Fulfilled predictions carry information

Suppose you have been hired to build a classifier to distinguish bowling balls from ping-pong balls by weight. Since bowling balls weigh more than ping-pong balls, the classifier can simply compare the weight to a threshold and say "ping-pong ball" if it is below the threshold and "bowling ball" if above. Even the lightest bowling ball is heavier than a ping-pong ball, so if the threshold is set right, 100% accuracy is possible. From prior knowledge you know that the true threshold is somewhere between 1 and 9, with equal probability. Given this information alone, your best guess is to use a threshold of 5.

To test the system, you place an object on the scale; it weighs 7 and so you classify it as a bowling ball. An expert on bowling balls inspects the object and lets you know that it is indeed a bowling ball. Does this give you any useful information? Yes, because it eliminates any threshold above 7. Together with your prior knowledge, this means that the true threshold is between 1 and 7, with equal probability. And so your best guess is now to use a threshold of 4.

This phenomenon suggests that the error-driven training procedure used for neural nets, where only erroneous predictions can alter the classifier, is incomplete.
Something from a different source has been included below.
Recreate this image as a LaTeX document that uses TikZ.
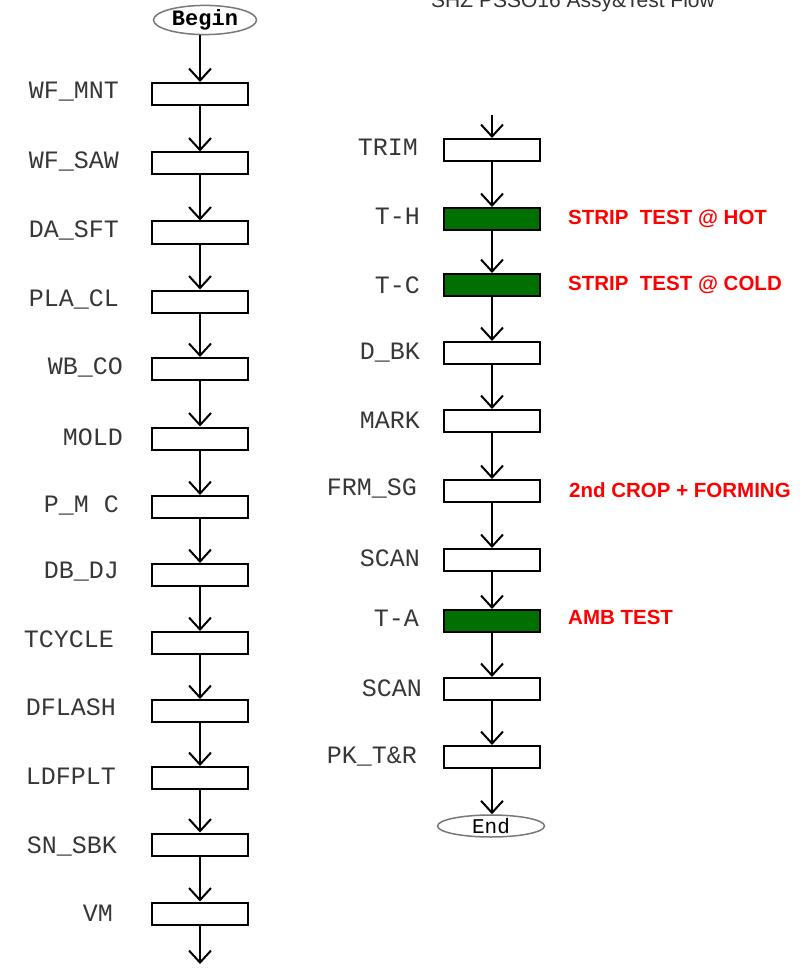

Error-driven training does not average over all classifiers that are consistent with the data, which is necessary for making optimal inferences. Newer techniques like the support vector machine and Bayes-point machine are not error driven and come closer to true probabilistic averaging.

The effect of fulfilled predictions can be even more extreme than described here. The optimal classifer can change in an arbitrary way, with new decision boundaries appearing or disappearing, when a prediction is confirmed. The set of consistent classifiers is a convex polytope in the space of classifiers. The optimal classifier is the polytope's center of mass. New information cuts away pieces of the polytope, thus moving the center of mass.